Use the time given between tasks to prepare the next section – don’t go over questions you have missed!

If you miss a question go back at the end and use information you now have + common sense to choose an answer

Still don’t know? Then guess; you won’t lose anything and you might be right!

During your practice don’t make everything a timed exercise. If you are good at spotting the correct answers you can easily practice speeding up the process. The important thing is to make sure your listening skills are good. Believe me even the most advanced students often produce bizarre answers which, when they consider with common sense, couldn’t possibly be right – skills first, speed later!!


set yourself targets

isolate the kinds of exercises you find most difficult and just concentrate on those.



Make sure you are happy with all the answers you have before you check the key – if not then listen again – this is NOT the test, this is practice! If you keep working as if it were the test it is going to take longer to improve.


Top Tip: use both common sense and instinct in selecting the answers – don’t spend too long making your choice.


Approaches to speaking:

The speaking test is completely under your control. The examiner will give you the topics and guidelines but you will drive the test.


Make sure you know what is expected – it isn’t just a chat.


Your preparation for the other papers should give you a wide range of topics with plenty of ideas and information that you can use in potential speaking topics.


Remember speed does not = fluency. Speak clearly and as accurately as you can you don’t need to rush (I am a native speaker but I speak quite slowly).


‘We don’t learn about these topics in my country’, isn’t a good excuse, you’re expected to have read about them in English – use the internet and read the news sites regularly.


As with your writing, give evidence for your statements and back this up with examples. Your answers need to be ’rounded’.

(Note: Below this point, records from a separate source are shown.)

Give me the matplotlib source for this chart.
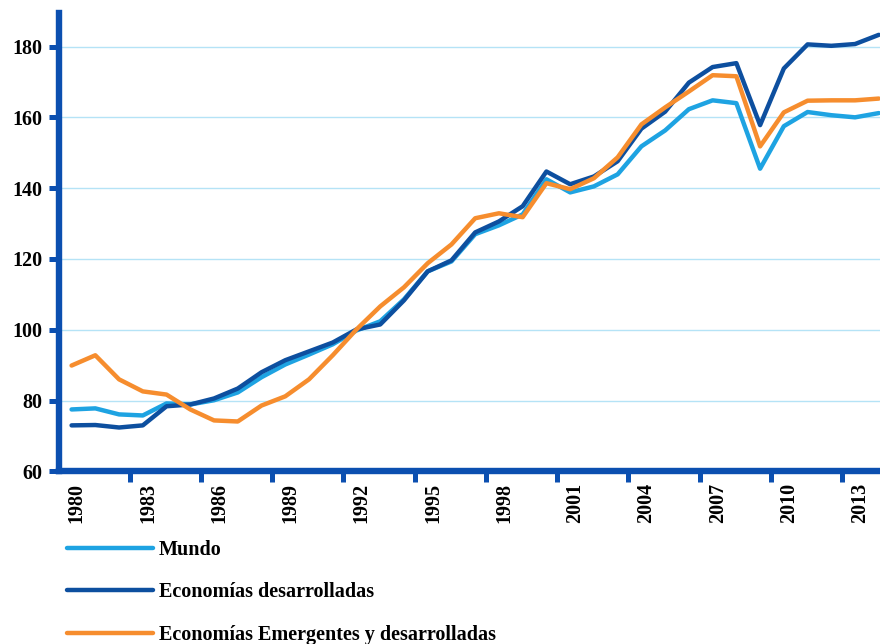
import matplotlib
matplotlib.use("Agg")
import matplotlib.pyplot as plt

years = list(range(1980, 2015))
mundo = [77.5, 77.8, 76.1, 75.8, 79.2, 78.9, 80.1, 82.3, 86.6, 90.2, 93.0, 95.9,
         99.8, 102.4, 108.6, 116.5, 119.3, 127.0, 129.5, 132.6, 142.5, 138.8,
         140.5, 143.9, 151.8, 156.3, 162.3, 164.8, 164.0, 145.5, 157.5, 161.5,
         160.6, 160.0, 161.2]
desarrolladas = [73.0, 73.1, 72.4, 73.0, 78.4, 78.9, 80.6, 83.4, 88.0, 91.4, 93.9,
                 96.4, 100.1, 101.5, 108.3, 116.5, 119.6, 127.5, 130.6, 134.9,
                 144.7, 141.1, 143.3, 147.6, 156.8, 161.6, 169.8, 174.2, 175.3,
                 157.8, 173.8, 180.6, 180.2, 180.7, 183.3]
emergentes = [89.9, 92.8, 86.0, 82.6, 81.7, 77.5, 74.4, 74.1, 78.6, 81.2, 86.0,
              92.8, 100.1, 106.6, 112.0, 118.8, 124.1, 131.5, 132.9, 131.8, 141.4,
              139.7, 142.8, 148.7, 158.0, 162.8, 167.3, 171.9, 171.6, 151.8, 161.4,
              164.7, 164.8, 164.8, 165.3]
labels = ["Mundo", "Economías desarrolladas", "Economías Emergentes y desarrolladas"]
yticks = [60, 80, 100, 120, 140, 160, 180]
xlabel_years = list(range(1980, 2014, 3))

c_mundo = "#1ea3e2"
c_des = "#0d4f9f"
c_emer = "#f68d2e"
c_axis = "#0b4fb0"
c_grid = "#b5e3f6"

plt.rcParams["font.family"] = ["Liberation Serif", "DejaVu Serif"]
plt.rcParams["font.weight"] = "bold"

fig = plt.figure(figsize=(8.8, 6.44), dpi=100)
ax = fig.add_axes([0.0665, 0.268, 0.9335, 0.712])

lw = 3.2
l1, = ax.plot(years, mundo, color=c_mundo, lw=lw, solid_capstyle="round", zorder=3)
l2, = ax.plot(years, desarrolladas, color=c_des, lw=lw, solid_capstyle="round", zorder=4)
l3, = ax.plot(years, emergentes, color=c_emer, lw=lw, solid_capstyle="round", zorder=5)

ax.set_ylim(60, 189.5)
ax.set_xlim(1979.45, 2014.05)
ax.set_yticks(yticks)
ax.set_yticklabels([str(v) for v in yticks], fontsize=14.5, fontweight="bold")
for v in yticks[1:]:
    ax.axhline(v, color=c_grid, lw=1.0, zorder=1)

ax.set_xticks([y + 0.22 for y in xlabel_years])
ax.set_xticklabels([str(y) for y in xlabel_years], rotation=90, fontsize=14.5,
                   fontweight="bold")
ax.tick_params(axis="x", which="major", length=0, pad=8)
ax.set_xticks([y - 0.55 for y in xlabel_years[1:]], minor=True)
ax.tick_params(axis="x", which="minor", length=8, width=3.6, color=c_axis,
               direction="out")
ax.tick_params(axis="y", length=7.5, width=3.6, color=c_axis, direction="out", pad=4)

for s in ["top", "right"]:
    ax.spines[s].set_visible(False)
for s in ["left", "bottom"]:
    ax.spines[s].set_color(c_axis)
    ax.spines[s].set_linewidth(4.6)

fig.legend([l1, l2, l3], labels, loc="upper left", bbox_to_anchor=(0.076, 0.161),
           frameon=False, prop={"weight": "bold", "size": 14.5},
           handlelength=4.3, handletextpad=0.25, labelspacing=1.1,
           borderaxespad=0, borderpad=0)

fig.savefig("out.png", dpi=100)
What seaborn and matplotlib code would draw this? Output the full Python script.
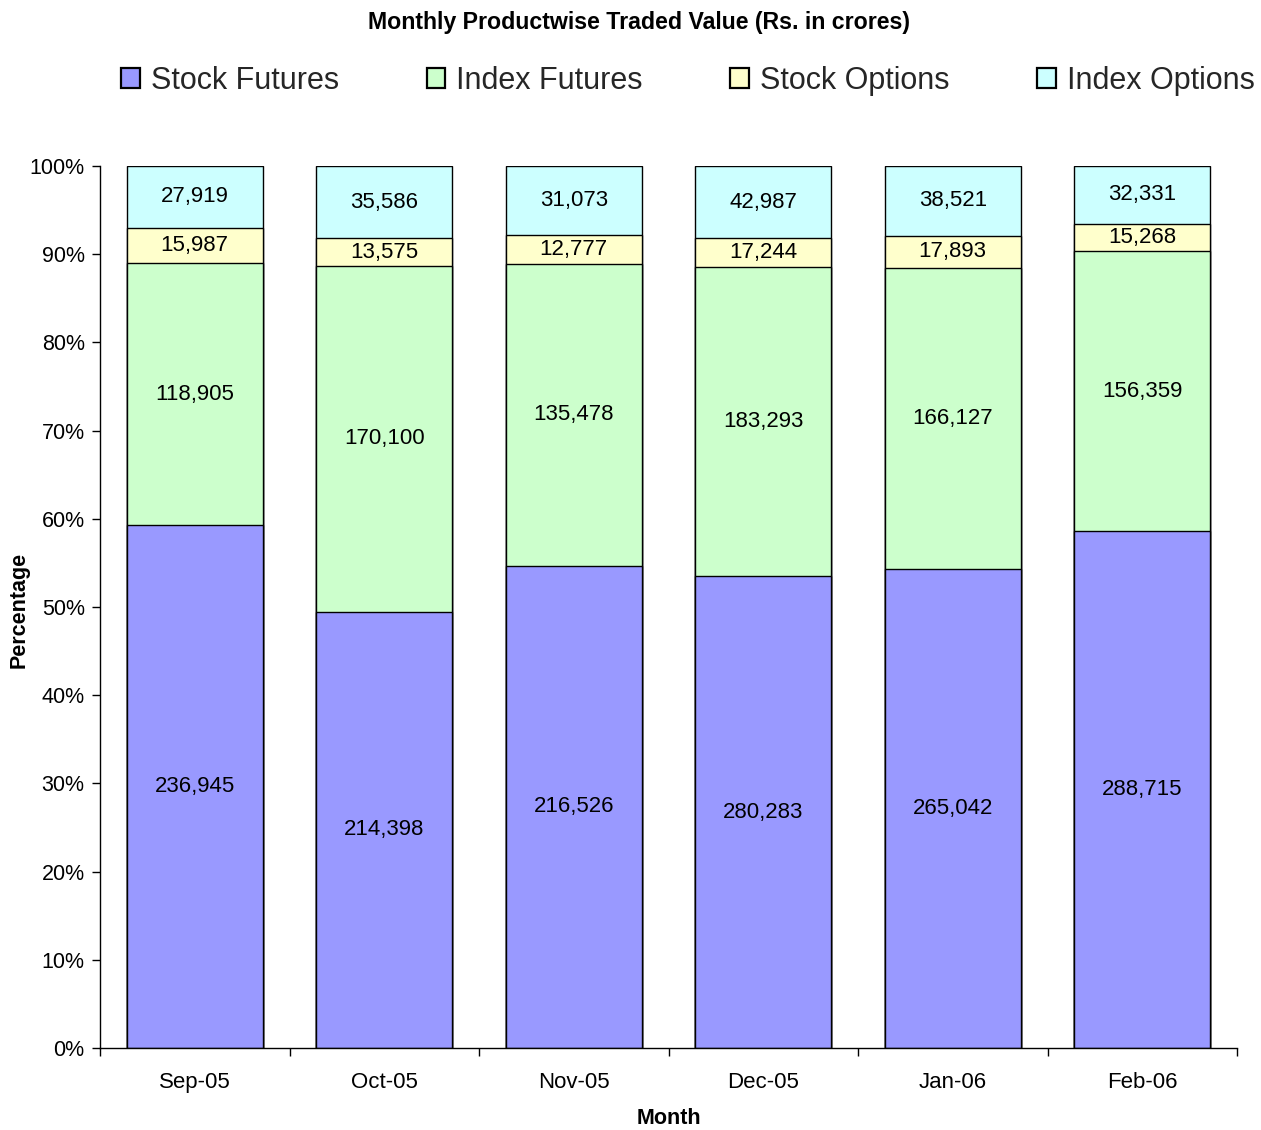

Go through lists of possible topics and ask yourself – Can I talk about this? If not then find out about it.


Practice is the key with everything – get as much exposure as you can. Find people you can practise with. Give each other feedback.


Top Tip: become an ‘English’ chatterbox!


So, preparation is the key element in improving your IELTS scores along with making sure that you concentrate on your language skills and not just the test!


Remember PRACTICE and the RIGHT PRACTICE is an Effective KEY – reading about things will not help you as much as DOING THEM!!